Still thinking way too much about Danny Rand-Kai and his unusual ink.

(okay, comic 'verse it is also/actually either some kind of super-macho brand thing and - un-cool/ or the result of killing that fucking dragon - tiny bit of paraphrasing here "and the dragon marked you as his own" - which is really cool and now canon (weeeee!).

It does (however) make you a bit easy to spot, which may be good in your mystic other-dimensional kung-fu city-let in the Himalayas, but is totally a bitch when you are a gymnastics/exercise nut who spends a lot of the time semi-naked and upside down (not that we're complaining or anything) even when he is talking to random people (but with his clothes on) which makes real life business meetings more interesting (especially when Danny would struggle to get through high-school maths) and annoys the hell out of people. He doesn't really have a work-home balance (but did I mention the semi naked balance is all I need?) Sometimes, he just cartwheels along the back of people's sofas because he is a (massively martial arts) complete and utter kung-fu nut fidget (with a slightly weird belief system - he's from an honour culture that is very hot on horrible messy on-principled deaths and he likes meditating to the point that it is his number one hobby, the number two hobby is kicking the shit out/of things/people in a principled way, and his third hobby is fucking Luke Cage and feeding him coca-cola and pizza

I think I lost the thread when I got to the whole insane bro-mance thing -- they have nothing in common! one of them is a multi-millionaire! one of them has seriously angry black guy tropes! one of them thinks meditation is like sucking your toes but less fun! they eat pizza! and hang-out all the time! and dress like rejects from the Village People! and one of them has a fashion model as his token girlfriend! one has serious anger management issues!they run a super-hero agency! with an office and everything! prices starting from air/dime/pizza! just call 555-herohire!
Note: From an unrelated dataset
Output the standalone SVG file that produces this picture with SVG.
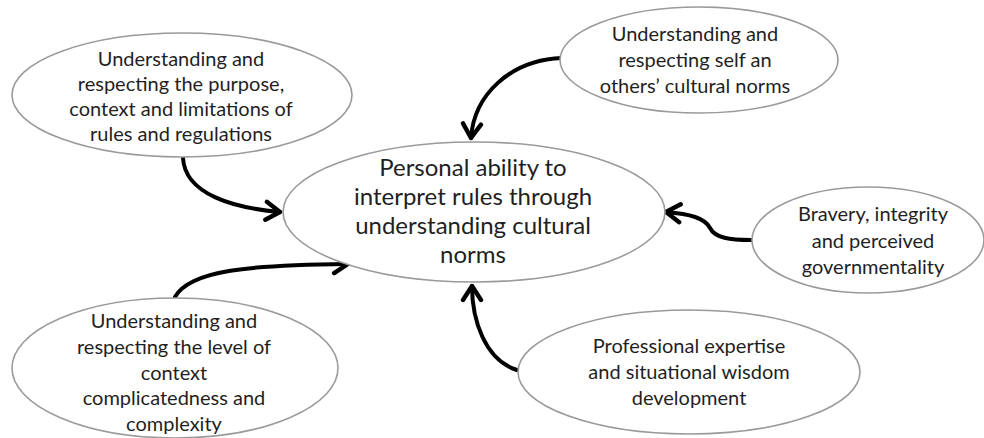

They also like slashed shirts, silly head-dresses that don't really give away their secret identities:
  • (luke thinks super-hero names suck and sticks with Luke nine times out of ten
  • (danny's is a job description - mystic invisible city in the Himalayas that isn't quite in this dimension and their sacred warrior "Iron Fist! The Living Weapon!" and has a semi-useless super-power (it tends to ko you as well as the bad guy) (it gets better, danny, just hang on in there). He takes his job very seriously, hence the talking to people upside down thing until Luke called him on that.